Stream-Based Approach (Memory Efficient):
const fs = require('fs'); function copyFileStream(sourcePath, destinationPath) { const readableStream = fs.createReadStream(sourcePath); const writableStream = fs.createWriteStream(destinationPath); readableStream.pipe(writableStream); readableStream.on('error', (err) => { console.error('Error reading from source stream:', err); }); writableStream.on('error', (err) => { console.error('Error writing to destination stream:', err); }); writableStream.on('finish', () => { console.log('File copied successfully (streamed)!'); }); } // This will copy the file chunk by chunk, without loading the entire file into memory. // copyFileStream('large-file.bin', 'large-file-copy-stream.bin');
In the stream-based approach, fs.createReadStream
reads data in chunks, and fs.createWriteStream
writes data in chunks. The pipe()
method orchestrates this process, handling backpressure automatically. You can copy a 5GB file without exceeding a few megabytes of memory usage, making it incredibly efficient.
Advanced Usage: Transforming Data with Streams
Streams are not just for moving data; they are also for transforming it. Let's say you want to compress a large file on the fly as it's being copied. This is where Transform
streams become invaluable.
const fs = require('fs'); const zlib = require('zlib'); // Node.js built-in compression module function compressFileStream(sourcePath, destinationPath) { const readableStream = fs.createReadStream(sourcePath); const gzipStream = zlib.createGzip(); // A Transform stream for compression const writableStream = fs.createWriteStream(destinationPath + '.gz'); readableStream .pipe(gzipStream) // Pipe data to the gzip transform stream .pipe(writableStream); // Then pipe the compressed data to the writable stream readableStream.on('error', (err) => console.error('Read stream error:', err)); gzipStream.on('error', (err) => console.error('Gzip stream error:', err)); writableStream.on('error', (err) => console.error('Write stream error:', err)); writableStream.on('finish', () => { console.log('File compressed successfully!'); }); } // Example: compress a large log file // compressFileStream('access.log', 'access.log');
Here, zlib.createGzip()
acts as a Transform
stream. It takes uncompressed data as input and outputs compressed data.

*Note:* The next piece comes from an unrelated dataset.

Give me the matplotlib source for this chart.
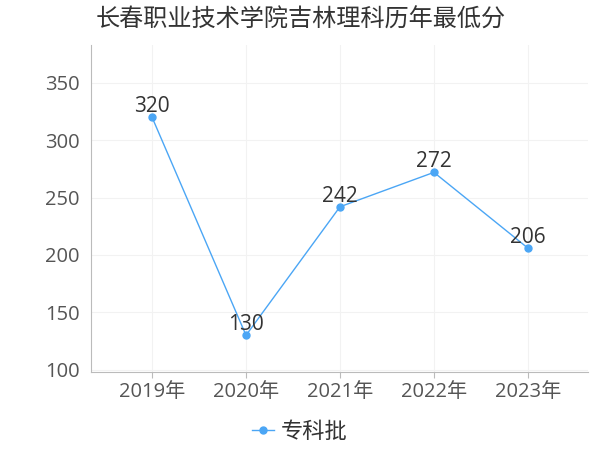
import matplotlib
matplotlib.use("Agg")
import matplotlib.pyplot as plt

plt.rcParams['font.family'] = ['Open Sans', 'Noto Sans CJK SC', 'DejaVu Sans']

title = "长春职业技术学院吉林理科历年最低分"
years = ["2019年", "2020年", "2021年", "2022年", "2023年"]
scores = [320, 130, 242, 272, 206]
series_name = "专科批"

line_color = "#4ba6f5"

fig = plt.figure(figsize=(6, 4.5), dpi=100)
ax = fig.add_axes([91 / 600, 1 - 372 / 450, (588 - 91) / 600, (372 - 45) / 450])

x = list(range(len(years)))
ax.plot(x, scores, color=line_color, lw=1.0, marker="o", ms=5, label=series_name)
for xi, v in zip(x, scores):
    ax.annotate(str(v), (xi, v), xytext=(0, 0), textcoords="offset points",
                ha="center", va="bottom", fontsize=15, color="#333333")

ax.set_xlim(-0.65, 4.64)
ax.set_ylim(98, 383)
ax.set_yticks([100, 150, 200, 250, 300, 350])
ax.set_xticks(x)
ax.set_xticklabels(years)

ax.grid(True, color="#f2f2f2", lw=0.8)
ax.set_axisbelow(True)
for s in ["top", "right"]:
    ax.spines[s].set_visible(False)
for s in ["left", "bottom"]:
    ax.spines[s].set_color("#bbbbbb")
ax.tick_params(axis="y", length=0, labelsize=14.5, labelcolor="#555555", pad=8)
ax.tick_params(axis="x", length=4, color="#bbbbbb", labelsize=14.5, labelcolor="#555555", pad=3)

fig.text(0.16, 0.955, title, fontsize=17.4, color="#333333", ha="left", va="center")

fig.legend(loc="center", bbox_to_anchor=(0.5, 0.04), frameon=False, fontsize=16,
           handlelength=1.0, handletextpad=0.3, labelcolor="#333333")

fig.savefig("out.png", dpi=100)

The pipe
chain ensures that data flows seamlessly from being read, to being gzipped, and finally to being written to a new file.

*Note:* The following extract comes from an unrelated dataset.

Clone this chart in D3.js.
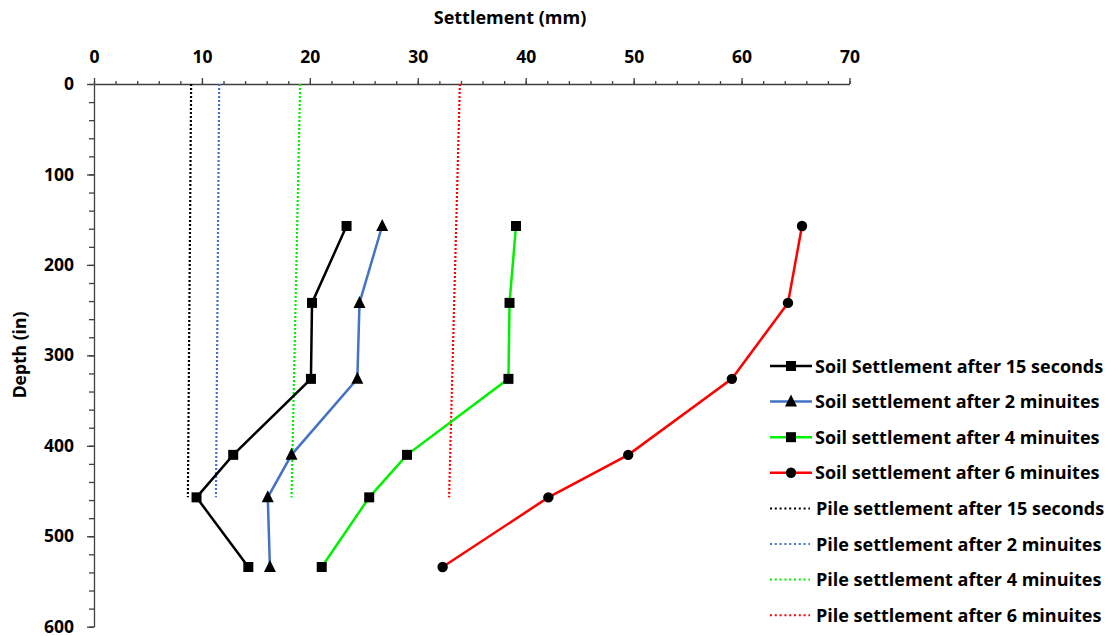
<!DOCTYPE html>
<html>
<head>
<meta charset="utf-8">
<script src="https://cdn.jsdelivr.net/npm/d3@7"></script>
<style>
	body { margin: 0; background: #fff; }
	text { font-family: "Open Sans", sans-serif; font-weight: bold; fill: #000; }
</style>
</head>
<body>
<div id="chart"></div>
<script>
// depths (in) where soil settlement was measured
var depths = [157, 242, 326, 410, 457, 534];
var soil15s = [23.4, 20.2, 20.1, 12.9, 9.5, 14.3];
var soil2m = [26.7, 24.6, 24.4, 18.3, 16.1, 16.3];
var soil4m = [39.1, 38.5, 38.4, 29.0, 25.5, 21.1];
var soil6m = [65.6, 64.3, 59.1, 49.5, 42.1, 32.3];

var pileDepths = [0, 457];
var pile15s = [9.0, 8.7];
var pile2m = [11.6, 11.3];
var pile4m = [19.1, 18.3];
var pile6m = [33.9, 32.9];

var xTicks = [0, 10, 20, 30, 40, 50, 60, 70];
var yTicks = [0, 100, 200, 300, 400, 500, 600];

var soilNames = ["Soil Settlement after 15 seconds", "Soil settlement after 2 minuites",
	"Soil settlement after 4 minuites", "Soil settlement after 6 minuites"];
var pileNames = ["Pile settlement after 15 seconds", "Pile settlement after 2 minuites",
	"Pile settlement after 4 minuites", "Pile settlement after 6 minuites"];

var soilSeries = [
	{ name: soilNames[0], values: soil15s, color: "#000000", marker: "square" },
	{ name: soilNames[1], values: soil2m, color: "#4472C4", marker: "triangle" },
	{ name: soilNames[2], values: soil4m, color: "#00F000", marker: "square" },
	{ name: soilNames[3], values: soil6m, color: "#FF0000", marker: "circle" }
];
var pileSeries = [
	{ name: pileNames[0], values: pile15s, color: "#000000" },
	{ name: pileNames[1], values: pile2m, color: "#4472C4" },
	{ name: pileNames[2], values: pile4m, color: "#00F000" },
	{ name: pileNames[3], values: pile6m, color: "#FF0000" }
];

var width = 1109, height = 636;
var svg = d3.select("#chart").append("svg")
	.attr("width", width)
	.attr("height", height);

var x = d3.scaleLinear().domain([0, 70]).range([94, 849.5]);
var y = d3.scaleLinear().domain([0, 600]).range([84, 626.7]);

var axisColor = "#404040";

// minor ticks first, then majors with labels
var xMinor = svg.append("g")
	.attr("transform", "translate(0," + y(0) + ")")
	.call(d3.axisTop(x).tickValues(d3.range(0, 71, 2)).tickSize(3).tickFormat(""));
var xMajor = svg.append("g")
	.attr("transform", "translate(0," + y(0) + ")")
	.call(d3.axisTop(x).tickValues(xTicks).tickSize(6).tickPadding(15).tickSizeOuter(0));

var yMinor = svg.append("g")
	.attr("transform", "translate(" + x(0) + ",0)")
	.call(d3.axisLeft(y).tickValues(d3.range(0, 601, 20)).tickSize(5).tickFormat(""));
var yMajor = svg.append("g")
	.attr("transform", "translate(" + x(0) + ",0)")
	.call(d3.axisLeft(y).tickValues(yTicks).tickSize(7).tickPadding(13).tickSizeOuter(0));

[xMinor, xMajor, yMinor, yMajor].forEach(function(g)
{
	g.selectAll("path, line").attr("stroke", axisColor).attr("stroke-width", 1.3);
	g.selectAll("text").attr("font-size", "17.5px").attr("fill", "#000");
});
xMinor.select("path").remove();
yMinor.select("path").remove();

svg.append("text")
	.text("Settlement (mm)")
	.attr("x", 510)
	.attr("y", 24)
	.attr("text-anchor", "middle")
	.attr("font-size", "18px");

svg.append("text")
	.text("Depth (in)")
	.attr("transform", "translate(26,355) rotate(-90)")
	.attr("text-anchor", "middle")
	.attr("font-size", "17.5px");

var line = d3.line()
	.x(function(d) { return x(d[0]); })
	.y(function(d) { return y(d[1]); });

// pile settlement, dotted
pileSeries.forEach(function(s)
{
	svg.append("path")
		.datum(s.values.map(function(v, i) { return [v, pileDepths[i]]; }))
		.attr("d", line)
		.attr("fill", "none")
		.attr("stroke", s.color)
		.attr("stroke-width", 2.2)
		.attr("stroke-dasharray", "2,2");
});

function drawMarker(g, type, cx, cy)
{
	if (type == "square")
	{
		g.append("rect")
			.attr("x", cx - 5).attr("y", cy - 5)
			.attr("width", 10).attr("height", 10)
			.attr("fill", "#000");
	}
	else if (type == "triangle")
	{
		g.append("path")
			.attr("d", "M" + cx + "," + (cy - 7) + "L" + (cx + 6) + "," + (cy + 5) + "L" + (cx - 6) + "," + (cy + 5) + "Z")
			.attr("fill", "#000");
	}
	else
	{
		g.append("circle")
			.attr("cx", cx).attr("cy", cy).attr("r", 5.2)
			.attr("fill", "#000");
	}
}

// soil settlement, solid with markers
soilSeries.forEach(function(s)
{
	var pts = s.values.map(function(v, i) { return [v, depths[i]]; });
	var g = svg.append("g");
	g.append("path")
		.datum(pts)
		.attr("d", line)
		.attr("fill", "none")
		.attr("stroke", s.color)
		.attr("stroke-width", 2.5);
	pts.forEach(function(p)
	{
		drawMarker(g, s.marker, x(p[0]), y(p[1]));
	});
});

// legend
var legend = svg.append("g").attr("transform", "translate(770,366)");
var rowH = 35.6;

soilSeries.forEach(function(s, i)
{
	var row = legend.append("g").attr("transform", "translate(0," + (i * rowH) + ")");
	row.append("line")
		.attr("x1", 0).attr("x2", 42)
		.attr("stroke", s.color)
		.attr("stroke-width", 2.5);
	drawMarker(row, s.marker, 21, 0);
	row.append("text")
		.text(s.name)
		.attr("x", 45)
		.attr("y", 6.5)
		.attr("font-size", "18px");
});

pileSeries.forEach(function(s, i)
{
	var row = legend.append("g").attr("transform", "translate(0," + ((i + 4) * rowH) + ")");
	row.append("line")
		.attr("x1", 0).attr("x2", 40)
		.attr("stroke", s.color)
		.attr("stroke-width", 2)
		.attr("stroke-dasharray", "2,2.8");
	row.append("text")
		.text(s.name)
		.attr("x", 46)
		.attr("y", 6.5)
		.attr("font-size", "18px");
});
</script>
</body>
</html>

Building Custom Transform Streams
You can even create your own custom Transform
streams. For example, a stream that converts text to uppercase:
const { Transform } = require('stream'); class UppercaseTransform extends Transform { _transform(chunk, encoding, callback) { // Convert the chunk (Buffer) to a string, uppercase it, then convert back to Buffer const upperChunk = chunk.toString().toUpperCase(); this.push(upperChunk); // Push the transformed data to the next stream callback(); // Indicate that this chunk has been processed } // Optional: _flush is called before the stream ends, // useful for flushing any buffered data _flush(callback) { callback(); } } // Usage example: const readable = fs.createReadStream('input.txt'); const uppercaseTransformer = new UppercaseTransform(); const writable = fs.createWriteStream('output_uppercase.txt'); readable.pipe(uppercaseTransformer).pipe(writable); readable.on('error', (err) => console.error('Read error:', err)); uppercaseTransformer.on('error', (err) => console.error('Transform error:', err)); writable.on('error', (err) => console.error('Write error:', err)); writable.on('finish', () => console.log('File transformed to uppercase!'));
In this custom UppercaseTransform
class, the _transform
method is the core logic. It receives a chunk
of data, performs the transformation (converting to uppercase), and then calls this.push()

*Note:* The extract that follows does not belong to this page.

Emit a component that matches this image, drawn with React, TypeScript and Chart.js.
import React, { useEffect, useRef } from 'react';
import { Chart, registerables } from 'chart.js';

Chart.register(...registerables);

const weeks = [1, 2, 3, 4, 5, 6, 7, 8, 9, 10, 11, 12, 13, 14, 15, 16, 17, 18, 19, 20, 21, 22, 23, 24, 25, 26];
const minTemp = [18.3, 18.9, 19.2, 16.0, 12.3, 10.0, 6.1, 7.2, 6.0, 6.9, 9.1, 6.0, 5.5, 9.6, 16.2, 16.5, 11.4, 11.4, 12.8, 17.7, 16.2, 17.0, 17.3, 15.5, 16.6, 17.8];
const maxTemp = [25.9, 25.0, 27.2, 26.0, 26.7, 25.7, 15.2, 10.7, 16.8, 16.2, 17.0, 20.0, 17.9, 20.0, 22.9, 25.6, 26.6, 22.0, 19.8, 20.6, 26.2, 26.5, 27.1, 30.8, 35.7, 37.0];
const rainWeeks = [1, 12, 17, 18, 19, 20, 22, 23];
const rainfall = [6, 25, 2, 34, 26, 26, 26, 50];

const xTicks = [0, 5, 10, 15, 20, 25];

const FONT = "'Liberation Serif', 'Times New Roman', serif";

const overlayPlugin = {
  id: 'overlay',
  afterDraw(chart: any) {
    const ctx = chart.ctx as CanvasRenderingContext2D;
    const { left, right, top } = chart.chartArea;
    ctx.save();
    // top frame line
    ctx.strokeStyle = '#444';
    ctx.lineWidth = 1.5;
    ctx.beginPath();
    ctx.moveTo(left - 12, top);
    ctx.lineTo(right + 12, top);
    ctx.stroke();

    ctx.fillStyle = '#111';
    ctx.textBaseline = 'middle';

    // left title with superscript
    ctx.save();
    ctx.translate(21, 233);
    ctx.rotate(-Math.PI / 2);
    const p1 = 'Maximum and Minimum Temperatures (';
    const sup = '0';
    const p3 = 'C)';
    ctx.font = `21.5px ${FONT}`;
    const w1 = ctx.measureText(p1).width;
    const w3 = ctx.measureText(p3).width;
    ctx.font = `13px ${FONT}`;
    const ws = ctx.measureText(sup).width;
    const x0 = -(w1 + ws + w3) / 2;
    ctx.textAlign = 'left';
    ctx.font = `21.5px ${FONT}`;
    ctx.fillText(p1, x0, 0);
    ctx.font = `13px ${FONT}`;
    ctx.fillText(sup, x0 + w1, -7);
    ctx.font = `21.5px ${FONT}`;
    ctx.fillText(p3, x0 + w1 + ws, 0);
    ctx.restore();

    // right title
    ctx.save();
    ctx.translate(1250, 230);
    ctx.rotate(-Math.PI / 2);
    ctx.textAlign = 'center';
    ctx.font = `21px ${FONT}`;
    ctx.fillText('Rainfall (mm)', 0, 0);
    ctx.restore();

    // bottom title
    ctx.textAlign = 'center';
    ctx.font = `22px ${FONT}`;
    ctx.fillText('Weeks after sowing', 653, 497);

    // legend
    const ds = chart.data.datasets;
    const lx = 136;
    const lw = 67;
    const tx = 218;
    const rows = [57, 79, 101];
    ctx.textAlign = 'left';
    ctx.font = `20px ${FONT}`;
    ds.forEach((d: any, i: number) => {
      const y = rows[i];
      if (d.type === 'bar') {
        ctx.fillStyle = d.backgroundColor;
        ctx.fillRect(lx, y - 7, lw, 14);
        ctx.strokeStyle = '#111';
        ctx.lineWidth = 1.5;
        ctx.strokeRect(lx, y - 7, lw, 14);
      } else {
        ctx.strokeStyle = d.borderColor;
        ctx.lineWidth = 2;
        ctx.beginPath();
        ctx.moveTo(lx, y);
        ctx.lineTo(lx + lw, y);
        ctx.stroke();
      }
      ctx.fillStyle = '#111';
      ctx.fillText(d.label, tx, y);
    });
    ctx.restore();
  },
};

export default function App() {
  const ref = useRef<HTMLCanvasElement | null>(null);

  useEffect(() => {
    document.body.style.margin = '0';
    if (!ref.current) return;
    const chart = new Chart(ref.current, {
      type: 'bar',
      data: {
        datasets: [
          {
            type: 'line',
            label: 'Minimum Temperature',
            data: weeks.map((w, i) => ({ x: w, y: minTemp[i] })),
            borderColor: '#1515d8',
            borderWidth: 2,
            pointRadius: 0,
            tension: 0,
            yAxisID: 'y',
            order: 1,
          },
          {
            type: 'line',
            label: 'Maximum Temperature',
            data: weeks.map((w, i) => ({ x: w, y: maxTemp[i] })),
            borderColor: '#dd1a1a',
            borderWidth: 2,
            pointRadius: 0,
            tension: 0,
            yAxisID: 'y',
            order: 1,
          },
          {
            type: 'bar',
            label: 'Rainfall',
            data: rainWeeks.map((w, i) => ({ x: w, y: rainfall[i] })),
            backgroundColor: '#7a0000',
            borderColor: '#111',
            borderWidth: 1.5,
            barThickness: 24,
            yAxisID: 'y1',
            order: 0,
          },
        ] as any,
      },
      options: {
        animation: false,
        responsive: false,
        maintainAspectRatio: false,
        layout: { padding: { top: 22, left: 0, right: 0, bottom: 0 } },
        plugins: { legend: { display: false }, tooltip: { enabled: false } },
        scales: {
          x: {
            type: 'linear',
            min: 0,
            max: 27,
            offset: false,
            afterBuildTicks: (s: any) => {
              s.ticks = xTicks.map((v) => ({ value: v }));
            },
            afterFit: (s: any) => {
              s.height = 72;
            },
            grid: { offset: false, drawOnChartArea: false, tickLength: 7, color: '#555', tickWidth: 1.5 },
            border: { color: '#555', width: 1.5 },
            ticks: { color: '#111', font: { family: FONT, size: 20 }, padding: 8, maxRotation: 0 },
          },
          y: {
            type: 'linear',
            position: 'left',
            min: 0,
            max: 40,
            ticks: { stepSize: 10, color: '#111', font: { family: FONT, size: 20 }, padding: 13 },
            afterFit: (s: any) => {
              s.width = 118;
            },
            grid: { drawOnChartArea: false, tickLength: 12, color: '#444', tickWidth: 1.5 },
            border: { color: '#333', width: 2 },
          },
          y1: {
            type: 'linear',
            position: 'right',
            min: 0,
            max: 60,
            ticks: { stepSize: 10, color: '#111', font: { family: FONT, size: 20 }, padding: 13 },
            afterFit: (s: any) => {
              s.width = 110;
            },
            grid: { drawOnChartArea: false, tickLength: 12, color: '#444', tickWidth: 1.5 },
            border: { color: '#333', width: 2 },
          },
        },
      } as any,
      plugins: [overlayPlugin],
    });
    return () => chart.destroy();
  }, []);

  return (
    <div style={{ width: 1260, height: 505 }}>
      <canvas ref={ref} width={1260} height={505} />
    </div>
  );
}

to send the transformed data downstream. callback()
signals that the chunk has been processed and the stream is ready for the next one.
Stream Applications in Network Data Flow
Beyond local files, Node.js streams are fundamental to handling network operations. HTTP requests and responses, WebSocket connections, and TCP sockets are all instances of streams.
Example: Streaming an HTTP Response
Instead of loading an entire large file into memory and then sending it as an HTTP response, you can directly stream it:
const http = require('http'); const fs = require('fs'); const server = http.createServer((req, res) => { if (req.url === '/large-file') { const filePath = './large-file.bin'; // Assume this file exists const stat = fs.statSync(filePath); // Get file size for Content-Length header res.writeHead(200, { 'Content-Type': 'application/octet-stream', 'Content-Length': stat.size // Important for client to know file size }); const readStream = fs.createReadStream(filePath); readStream.pipe(res); // Pipe the file read stream directly to the HTTP response stream readStream.on('error', (err) => { console.error('Error reading large file:', err); res.end('Server Error'); }); } else { res.writeHead(404, { 'Content-Type': 'text/plain' }); res.end('Not Found'); } }); server.listen(3000, () => { console.log('Server listening on port 3000'); }); // Test with: curl http://localhost:3000/large-file > downloaded-large-file.bin
In this example, fs.createReadStream
pipes data directly to the res
(HTTP response) object, which is a Writable stream. This allows clients to start receiving data immediately and for the server to avoid memory spikes, even when delivering multi-gigabyte files.
Conclusion
The Node.js Streams API is an indispensable tool for any developer working with potentially large data payloads. By embracing the paradigm of processing data in manageable chunks, streams enable us to build highly efficient, scalable, and resilient applications that can effortlessly handle large files and network data flows without succumbing to memory limitations. Understanding and effectively utilizing Readable, Writable, Duplex, and Transform streams, along with the pipe()
method and its inherent backpressure handling, unlocks a powerful capability to optimize resource usage and enhance application performance significantly. Streams empower Node.js to truly shine in data-intensive environments.